The Bishop of Lancaster has entrusted a beautiful Pugin church in Preston to a traditionalist institute.
The grade-II listed Church of St Thomas of Canterbury and the English Martyrs will be the second church in Preston to be run by the Institute of Christ the King Sovereign Priest (ICKSP). In 2014 the institute was handed the landmark St Walburge’s church.
Bishop Michael Campbell said on Sunday that the institute was expected to assume responsibility for the English Martyrs church this autumn.
The move was at the request of Bishop Campbell and in agreement with Mgr Gilles Wach, prior general of the institute, together with rector of the parish Canon Adrian Towers.
“The English Martyrs is saved from the prospect of closure and is thus secured for the future,” the bishop said.
Its future had looked uncertain, the bishop said, as only about 70 people attended Mass there and parish activities had become limited, “making it difficult for the parishioners to shoulder their responsibility for the care of the church building”.
“The fact that the church will be used each day for prayer and cared for by the institute means it will continue to witness to the faith and mission of the Catholic Church in Preston for many years to come.”
Canon Amaury Montjean said the institute was “deeply grateful” for the bishop’s invitation, adding: “Our entire institute family is very glad for this new apostolate.
“Like St Walburge’s, it will be a unique spiritual home offering Masses with sacred music, daily confessions, days of recollection, classes in spirituality and doctrine etc,” he said.
In his pastoral letter, Bishop Campbell said the institute was “inundated with similar requests from bishops across the world and have the proven skill, aptitude and record of expertise in the care of large and historic churches”.
The arrangement will enable the church to be open each day, and become a shrine to the English Martyrs.

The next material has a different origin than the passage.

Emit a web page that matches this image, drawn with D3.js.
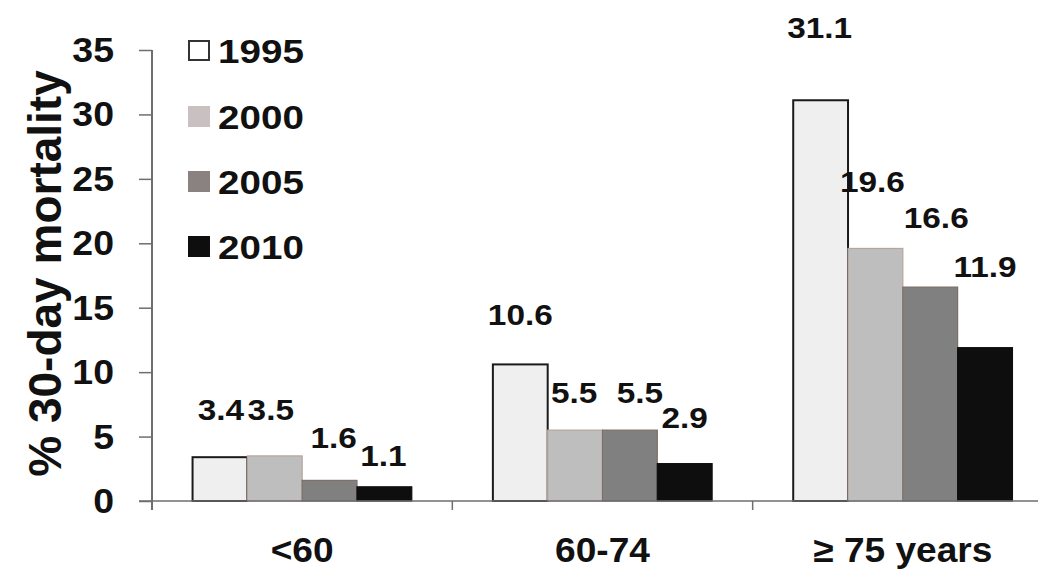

It will specifically provide for the celebration of Mass and other sacraments in the Extraordinary Form. The English Martyrs church remains part of St John XXIII parish and a priest from there will celebrate an Ordinary Form Mass in the church, at least for the next 12 months, each Saturday evening.
The ICKSP was founded in 1990 and given pontifical approval as a Society of Apostolic Life in 2008. Its motherhouse is in Florence and it has dozens of houses in about 10 countries around the world.
In north-west England it is also responsible for the Sacred Shrine of Ss Peter, Paul and St Philomena, a landmark church on the Wirral that had been closed for years before the institute took it on.
The English Martyrs church was designed by Edward Welby Pugin and opened in 1867.